Corry's point of view is echoed by An­drew Gamble, a former AES supporter who has written several books on the British economy and was one of Marxism Today's main writers in the eighties. He is doubtful about the political possibility of a Europe-wide recovery programme and sees any plan for independent reflation as “extremely risky”.

"The British economy is much more vul­nerable than in the sixties or seventies," he says. "It was difficult enough then to pur­sue independent policies. The changes put in place through the eighties, particularly the removal of exchange controls, make it hard to conceive today. It is difficult to imagine a Labour government standing up to the pressures exerted through the finan­cial markets. A co-ordinated European re­flation is probably the most attractive route and should still be a priority for Labour, but the tactical problems in securing co-op­eration across Europe would be immense.

"There is also the domestic route. First, find a way of keeping the financial markets happy and devise a policy that puts all the emphasis on infrastructure and education and training, This would be a targeted poli­cy, fiscally prudent and crafted to direct money to particular areas of the economy that would yield disproportionate gains."

There would, however, be political costs in such an approach: spending would have to be held down, and so probably would pay claims. It is a project that Michael Heseltine would probably feel more comfortable with than Labour. Gamble believes that Labour could get away with it only if it sold the programme as part of a long-term strat­egy for transforming British society.

Andrew Glyn, an economist at Oxford University who was one of the main left critics of the AES in the early eighties, is also sceptical about the options available to Labour. Although "the worm is beginning to turn" in economic thinking and "the pro-marketeers are on the defensive", it is diffi­cult to work out what the left ought to be saying, he argues. While "it is very hard to dispute the view" that reflation in one country has become highly problematic, there are other ways of restoring high levels of employment.
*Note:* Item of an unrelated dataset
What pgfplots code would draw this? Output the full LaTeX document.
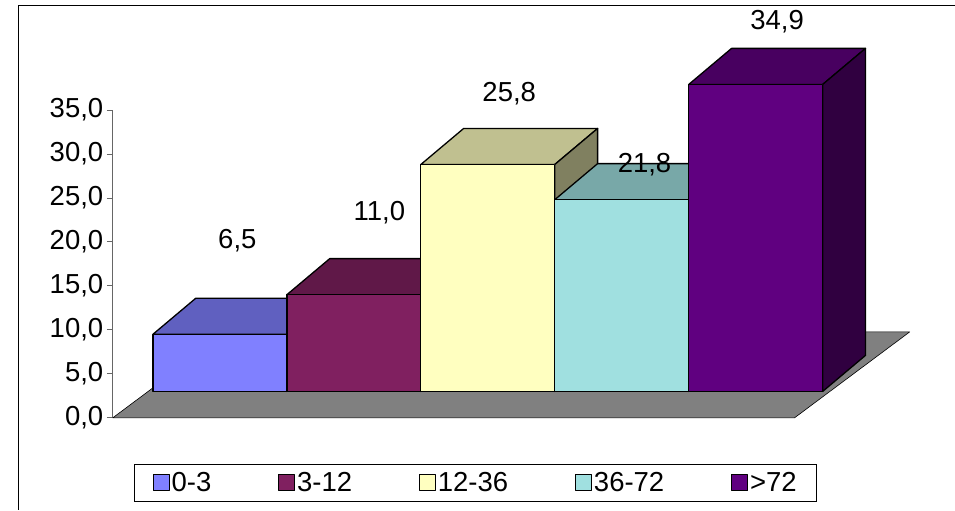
\documentclass[border=0pt]{standalone}
\usepackage{pgfplots}
\pgfplotsset{compat=1.18}
\usepackage{fontspec}
\setmainfont{Liberation Sans}
\definecolor{fA}{HTML}{8080FF}\definecolor{tA}{HTML}{6060C0}
\definecolor{fB}{HTML}{802060}\definecolor{tB}{HTML}{601848}
\definecolor{fC}{HTML}{FFFFC0}\definecolor{tC}{HTML}{C0C090}\definecolor{sC}{HTML}{808060}
\definecolor{fD}{HTML}{A0E0E0}\definecolor{tD}{HTML}{78A8A8}
\definecolor{fE}{HTML}{600080}\definecolor{tE}{HTML}{480060}\definecolor{sE}{HTML}{300040}
\definecolor{floor}{HTML}{808080}
\newcommand\fs{\fontsize{27.5}{32}\selectfont}
\begin{document}
\begin{tikzpicture}
\begin{axis}[
  x=134pt, y=8.8pt, xmin=-0.3, xmax=5.9, ymin=0, ymax=35,
  clip=false, axis lines*=left, axis line style={draw=gray!80!black, line width=0.8pt},
  x axis line style={draw=none}, xtick=\empty,
  ytick={0,5,...,35}, ytick pos=left, tick align=outside,
  major tick length=6pt, tick style={gray!80!black, line width=0.8pt},
  yticklabel style={font=\fs, /pgf/number format/.cd, fixed, fixed zerofill, precision=1, use comma},
  /pgf/number format/assume math mode=true,
  legend style={at={(axis cs:2.41,-7.39)}, anchor=center, legend columns=5, draw=black, line width=0.8pt,
    font=\fs, inner xsep=18pt, inner ysep=6pt,
    /tikz/every even column/.append style={column sep=65pt}},
  legend image code/.code={\draw[#1, line width=0.8pt] (0pt,-8pt) rectangle (16pt,8pt);},
  every axis plot/.append style={draw=black, line width=1.3pt, line join=round},
]
\path (axis cs:-1.142,-10.45) rectangle (axis cs:5.985,47.5);
\draw[black, line width=0.8pt] (axis cs:-1.007,-10.45) -- (axis cs:-1.007,46.93) -- (axis cs:5.985,46.93);
\addplot[fill=floor, draw=black, line width=0.6pt, forget plot] coordinates {(-0.3,0)(4.79,0)(5.65,9.77)(0.56,9.77)} -- cycle;
\addplot[fill=tA, forget plot] coordinates {(0,9.5)(1,9.5)(1.32,13.6)(0.32,13.6)} -- cycle;
\addplot[fill=tA, forget plot] coordinates {(1,3)(1,9.5)(1.32,13.6)(1.32,7.1)} -- cycle;
\addplot[fill=fA] coordinates {(0,3)(1,3)(1,9.5)(0,9.5)} -- cycle;
\addlegendentry{0-3}
\addplot[fill=tB, forget plot] coordinates {(1,14.0)(2,14.0)(2.32,18.1)(1.32,18.1)} -- cycle;
\addplot[fill=tB, forget plot] coordinates {(2,3)(2,14.0)(2.32,18.1)(2.32,7.1)} -- cycle;
\addplot[fill=fB] coordinates {(1,3)(2,3)(2,14.0)(1,14.0)} -- cycle;
\addlegendentry{3-12}
\addplot[fill=tC, forget plot] coordinates {(2,28.8)(3,28.8)(3.32,32.9)(2.32,32.9)} -- cycle;
\addplot[fill=sC, forget plot] coordinates {(3,3)(3,28.8)(3.32,32.9)(3.32,7.1)} -- cycle;
\addplot[fill=fC] coordinates {(2,3)(3,3)(3,28.8)(2,28.8)} -- cycle;
\addlegendentry{12-36}
\addplot[fill=tD, forget plot] coordinates {(3,24.8)(4,24.8)(4.32,28.9)(3.32,28.9)} -- cycle;
\addplot[fill=tD, forget plot] coordinates {(4,3)(4,24.8)(4.32,28.9)(4.32,7.1)} -- cycle;
\addplot[fill=fD] coordinates {(3,3)(4,3)(4,24.8)(3,24.8)} -- cycle;
\addlegendentry{36-72}
\addplot[fill=tE, forget plot] coordinates {(4,37.9)(5,37.9)(5.32,42.0)(4.32,42.0)} -- cycle;
\addplot[fill=sE, forget plot] coordinates {(5,3)(5,37.9)(5.32,42.0)(5.32,7.1)} -- cycle;
\addplot[fill=fE] coordinates {(4,3)(5,3)(5,37.9)(4,37.9)} -- cycle;
\addlegendentry{>72}
\begin{scope}[font=\fs]
\node at (axis cs:0.63,20.1) {6,5};
\node at (axis cs:1.69,23.3) {11,0};
\node at (axis cs:2.66,36.9) {25,8};
\node at (axis cs:3.67,28.75) {21,8};
\node at (axis cs:4.66,45.0) {34,9};
\end{scope}
\end{axis}
\end{tikzpicture}
\end{document}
"The alternative, which is hardly ex­plored, is to expand public services, in other words to redistribute income to the social wage. It is possible to have much higher levels of public spending. There's not some economic logic that puts a natural limit on public expenditure.

"This is precisely what was done in Swe­den in the eighties. But that case is instruc­tive, because it shows that you need popu­lar support to do it, and you can go too far. It reached a limit in Sweden, but at a huge­ly higher level of welfare than here. So if people object, and you lose political sup­port, you're up a gum tree."

Unsurprisingly, there is no consensus among left economists about the direction in which Brown should be moving: just about the only thing they can agree about is that, whatever Labour opts for, it will not provide a miracle cure for Britain's econom­ic malaise and it will be difficult to imple­ment. More than ever before, breaking with economic orthodoxy is more easily proposed than executed.